Future additions could include the planned new Interior Health office tower at Ellis Street and Doyle Avenue and the yet-to-be built twin-tower residential Monaco development across the street. As many as 12 other buildings in the area could also be added to the system.
In return for allowing FAES to proceed, the city will receive three per cent of the system’s revenues, an amount estimated at $2.2 million over the 20-year life of the contract.
It would also get an additional $75,000 for use of space under city streets.
The company says it will spend about $26 million on the project and by using water heated from heat already generated at the mill, the new system will be good for the environment.
The company estimates that after just two years, the amount of carbon dioxide prevented from entering the environment will be equivalent of taking 430 cars off the road here. That number is expected to double by full build out, said Dalmir.
The initial plan calls for piping the heated water from the mill and an “energy centre” located in the north end of Water Street and several streets that join in the area around city hall.
The piping would stop at Queensway. Future expansion could take it to Leon Avenue and under Harvey Avenue (Highway 97) to the proposed new development at Central Green, but Dalmir said no time frame for that has been established.
The use of thermal heating is not new in buildings here, and, as Coun. Andre Blanleil pointed out, several downtown highrise condominium buildings already use it.

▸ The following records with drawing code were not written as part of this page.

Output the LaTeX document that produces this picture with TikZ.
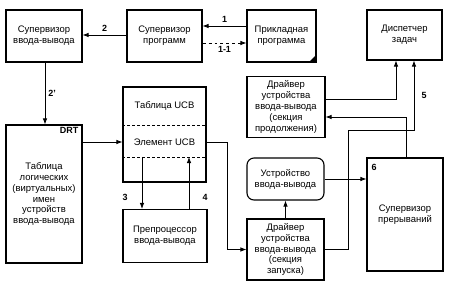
\documentclass[tikz,border=0pt]{standalone}
\usepackage{fontspec}
\setmainfont{Liberation Sans}
\usetikzlibrary{arrows.meta,calc}
\begin{document}
\begin{tikzpicture}[x=1bp,y=-1bp,
  box/.style={draw, line width=1.1bp, align=center, inner sep=0pt, font=\fontsize{9.5}{11}\selectfont},
  txt/.style={align=center, inner sep=0pt, font=\fontsize{9.5}{11}\selectfont},
  lbl/.style={inner sep=0pt, font=\fontsize{9}{11}\selectfont\bfseries},
  arr/.style={line width=0.8bp, -{Latex[length=6bp,width=4.5bp]}},
  dsh/.style={line width=0.8bp, dash pattern=on 3bp off 2bp}
]
\useasboundingbox (0,0) rectangle (459,285);

% boxes
\node[box, minimum width=76bp, minimum height=52bp] (supio) at (44,36) {Супервизор\\ввода-вывода};
\node[box, minimum width=75bp, minimum height=52bp] (supprog) at (164.5,36) {Супервизор\\программ};
\node[box, minimum width=69bp, minimum height=52bp] (app) at (281.5,36) {Прикладная\\программа};
\fill (app.south east) -- ++(-8,0) -- ++(8,-8) -- cycle;
\node[box, minimum width=75bp, minimum height=50bp] (disp) at (404.5,35) {Диспетчер\\задач};
\node[box, minimum width=78bp, minimum height=61bp] (drvcont) at (286,107) {Драйвер\\устройства\\ввода-вывода\\(секция\\продолжения)};
\node[box, minimum width=76bp, minimum height=138bp] (drt) at (44,194) {Таблица\\логических\\(виртуальных)\\имен\\устройств\\ввода-вывода};
\node[lbl, anchor=north east] (drtlbl) at ([xshift=-4bp,yshift=-3bp]drt.north east) {DRT};
\node[box, minimum width=83bp, minimum height=95bp] (ucb) at (164.5,134.5) {};
\draw[dsh] ([yshift=9.5bp]ucb.west) -- ([yshift=9.5bp]ucb.east);
\draw[dsh] ([yshift=-22.5bp]ucb.west) -- ([yshift=-22.5bp]ucb.east);
\node[txt] (ucbt) at (164.5,106) {Таблица UCB};
\node[txt] (ucbe) at (164.5,142) {Элемент UCB};
\node[box, minimum width=84bp, minimum height=53bp] (prep) at (165,236) {Препроцессор\\ввода-вывода};
\node[box, rounded corners=7bp, minimum width=77bp, minimum height=42bp] (dev) at (285.5,179) {Устройство\\ввода-вывода};
\node[box, minimum width=77bp, minimum height=61bp] (drvl) at (285.5,249.5) {Драйвер\\устройства\\ввода-вывода\\(секция\\запуска)};
\node[box, minimum width=76bp, minimum height=113bp] (intsup) at (405,214.5) {Супервизор\\прерываний};
\node[lbl] (l6) at (374,167) {6};

% connectors
\draw[arr] ([yshift=10bp]app.west) -- node[lbl, above=3bp] (l1) {1} ([yshift=10bp]supprog.east);
\draw[arr, dashed] ([yshift=-7bp]supprog.east) -- node[lbl, below=3bp] (l11) {1-1} ([yshift=-7bp]app.west);
\draw[arr] ([yshift=1bp]supprog.west) -- node[lbl, above=3bp] (l2) {2} ([yshift=1bp]supio.east);
\draw[arr] ([xshift=1bp]supio.south) -- node[lbl, right=3bp] (l2p) {2'} ([xshift=1bp]drt.north);
\draw[arr] (drt.east |- ucbe) -- (ucb.west |- ucbe);
\draw[arr] (ucb.east |- ucbe) -- ++(21,0) |- (drvl.west);
\coordinate (a3) at (142,157);
\coordinate (a4) at (189,157);
\draw[arr] (a3) -- (a3 |- prep.north);
\draw[arr] (a4 |- prep.north) -- (a4);
\node[lbl] (l3) at (125,197) {3};
\node[lbl] (l4) at (205,197) {4};
\draw[arr] (drvl.north) -- (dev.south);
\draw[arr] (dev.east) -- (intsup.west |- dev.east);
\draw[arr] (drvl.east) -- ++(24,0) -- ++(0,-119.5) -| ([xshift=9.5bp]disp.south);
\node[lbl] (l5) at (424,95) {5};
\draw[arr] ([yshift=8bp]drvcont.east) -| ([xshift=-8.5bp]disp.south);
\draw[arr] ([xshift=1bp]intsup.north) |- ([yshift=-10bp]drvcont.east);
\end{tikzpicture}
\end{document}
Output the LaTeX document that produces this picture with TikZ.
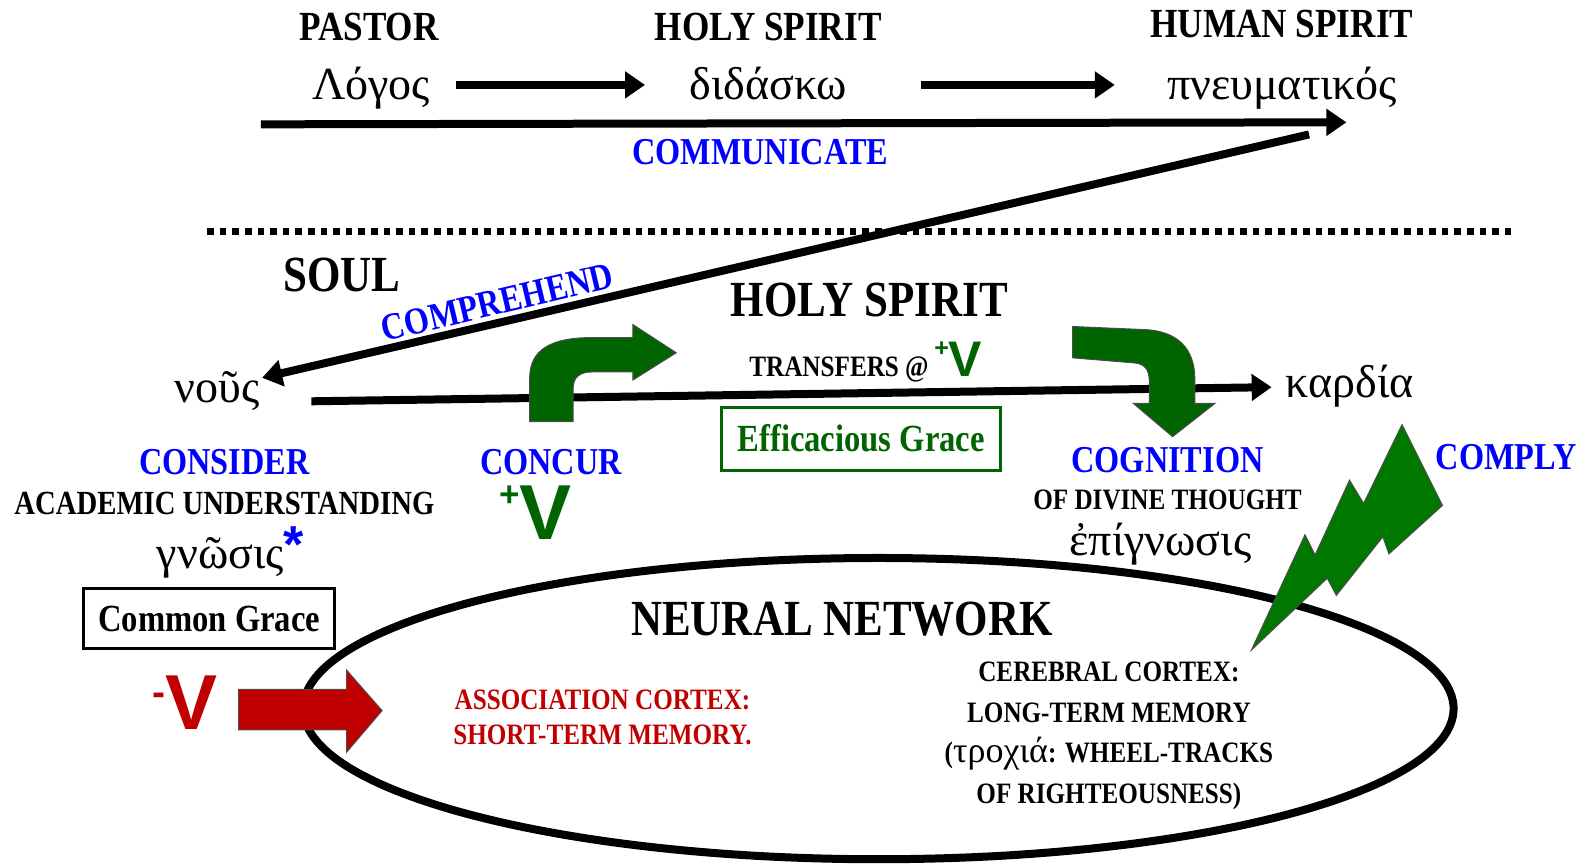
\documentclass[tikz,border=0pt]{standalone}
\usepackage{fontspec}
\setmainfont{Liberation Serif}
\newfontfamily\condfont{Liberation Serif}[FakeStretch=0.85]
\newfontfamily\vfont{Liberation Sans}
\usetikzlibrary{arrows.meta, positioning}
\definecolor{vblue}{RGB}{0,0,255}
\definecolor{sgreen}{RGB}{0,100,0}
\definecolor{bgreen}{RGB}{0,120,0}
\definecolor{vred}{RGB}{192,0,0}
\newcommand{\signV}[3]{\raisebox{#2}{\scalebox{#3}{#1}}V}
\tikzset{
head/.style={font=\condfont\bfseries\fontsize{20.7}{24}\selectfont, inner sep=1pt},
bighead/.style={font=\condfont\bfseries\fontsize{25.3}{30}\selectfont, inner sep=1pt},
verb/.style={font=\condfont\bfseries\fontsize{19}{22}\selectfont, text=vblue, inner sep=1pt},
minor/.style={font=\condfont\bfseries\fontsize{14.8}{20.2}\selectfont, inner sep=1pt, align=center},
greek/.style={font=\fontsize{23}{26}\selectfont, text height=19.5pt, text depth=5.3pt, inner sep=1pt},
grace/.style={draw, line width=1.5pt, font=\condfont\bfseries\fontsize{19.2}{22}\selectfont, inner sep=0pt},
vee/.style={font=\vfont\bfseries\fontsize{#1}{#1}\selectfont, inner sep=0pt},
flow/.style={line width=4pt, -{Triangle[length=10pt,width=13pt]}},
block/.style={draw=black!70, line width=0.5pt}
}
\begin{document}
\begin{tikzpicture}[x=0.5055pt, y=-0.5055pt]
\useasboundingbox (0,0) rectangle (1568,855);

% spirit level
\node[head] (pastor) at (365,27) {PASTOR};
\node[head] (hs) at (760,27) {HOLY SPIRIT};
\node[head] (human) at (1268,24) {HUMAN SPIRIT};
\node[greek] (logos) at (367,84) {Λόγος};
\node[greek] (didasko) at (760,84) {διδάσκω};
\node[greek] (pneum) at (1268,84) {πνευματικός};
\node[verb] (comm) at (752,150) {COMMUNICATE};

\path[flow] (logos) edge[shorten <=12pt, shorten >=21pt] (didasko)
	(didasko) edge[shorten <=36pt, shorten >=25pt] (pneum);

\coordinate (commL) at (258,123);
\coordinate (commR) at (1332,121);
\draw[flow] (commL) -- (commR);

\draw[line width=3.3pt, dash pattern=on 3.3pt off 3pt] (205,229) -- (1495,229);

% soul level
\node[bighead] (soul) at (338,272) {SOUL};
\node[bighead] (hs2) at (860,297) {HOLY SPIRIT};
\node[greek] (nous) at (215,384) {νοῦς};
\node[greek] (kardia) at (1335,379) {καρδία};

\coordinate (compR) at (1295,133);
\draw[flow] (compR) -- (nous);
\node[verb, rotate=13.3] (comp) at (492,299) {COMPREHEND};

\coordinate (midL) at (308,397);
\coordinate (midR) at (1258,383);
\draw[flow] (midL) -- (midR);

\node[minor] (xfer) at (830,365) {TRANSFERS @};
\node[vee=25, text=sgreen] (xv) at (948,355) {\signV{+}{0.4em}{0.5}};
\node[grace, draw=sgreen, text=sgreen, minimum width=139.5pt, minimum height=31.3pt] (eff) at (852,434) {Efficacious Grace};

\node[verb] (consider) at (222,457) {CONSIDER};
\node[minor, font=\condfont\bfseries\fontsize{16.9}{20}\selectfont] (acad) at (222,498) {ACADEMIC UNDERSTANDING};
\node[greek] (gnosis) at (228,548) {γνῶσις\textcolor{vblue}{\raisebox{0.12em}{\vfont\bfseries\fontsize{26}{26}\selectfont *}}};
\node[grace, minimum width=125.4pt, minimum height=30.3pt] (common) at (207,612) {Common Grace};

\node[verb] (concur) at (545,457) {CONCUR};
\node[vee=39, text=sgreen] (cv) at (530,507) {\signV{+}{0.42em}{0.45}};

\node[verb] (cogn) at (1155,455) {COGNITION};
\node[minor] (divine) at (1155,495) {OF DIVINE THOUGHT};
\node[greek] (epig) at (1148,535) {ἐπίγνωσις};
\node[verb] (comply) at (1490,452) {COMPLY};

% neural network
\draw[line width=4pt] (869,701) ellipse [x radius=569, y radius=149];
\node[bighead] (neural) at (833,612) {NEURAL NETWORK};
\node[minor, text=vred, font=\condfont\bfseries\fontsize{14.8}{17.5}\selectfont] (assoc) at (596,710) {ASSOCIATION CORTEX:\\SHORT-TERM MEMORY.};
\node[minor] (cortex) at (1097,728) {CEREBRAL CORTEX:\\LONG-TERM MEMORY\\({\rmfamily\mdseries\fontsize{18}{20.2}\selectfont τροχιά}: WHEEL-TRACKS\\OF RIGHTEOUSNESS)};
\node[vee=39, text=vred] (mv) at (183,695) {\signV{-}{0.31em}{0.5}};

% block arrows
\filldraw[block, fill=sgreen] (524,417) -- (524,374) .. controls (524,346) and (545,334) .. (585,334)
	-- (626,334) -- (626,321) -- (669,349) -- (626,376) -- (626,368) -- (585,368)
	.. controls (573,368) and (567,374) .. (567,384) -- (567,417) -- cycle;
\filldraw[block, fill=sgreen] (1061,323) -- (1131,326) .. controls (1165,327) and (1182,345) .. (1182,375)
	-- (1182,399) -- (1202,399) -- (1160,432) -- (1121,399) -- (1137,399) -- (1137,378)
	.. controls (1137,366) and (1133,360) .. (1122,359) -- (1061,354) -- cycle;
\filldraw[block, fill=vred] (236,682) -- (343,682) -- (343,663) -- (378,703) -- (343,744)
	-- (343,722) -- (236,722) -- cycle;
\filldraw[block, fill=bgreen] (1238,643) -- (1291,529) -- (1301,549) -- (1335,475) -- (1349,498)
	-- (1387,420) -- (1427,500) -- (1374,548) -- (1368,531) -- (1322,589) -- (1313,572) -- cycle;
\end{tikzpicture}
\end{document}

But the new plan would see buildings that currently use gas and electricity for heating converted to thermal.
As a back-up, existing boilers in affected buildings would be maintained by FAES in case the mill had to shut down for any reason.
“I’m very pleased to see this proceed,” said Coun. Robert Hobson. “I think it’s a great partnership for the city.”
Kelowna’s manager of building services, Martin Johansen, called the plan a “winner on many levels” for the city, noting the significant capital investment by the company, the reduction in greenhouse gas emissions and the fact the city will be “staying ahead of the curve” in terms of dealing with climate change.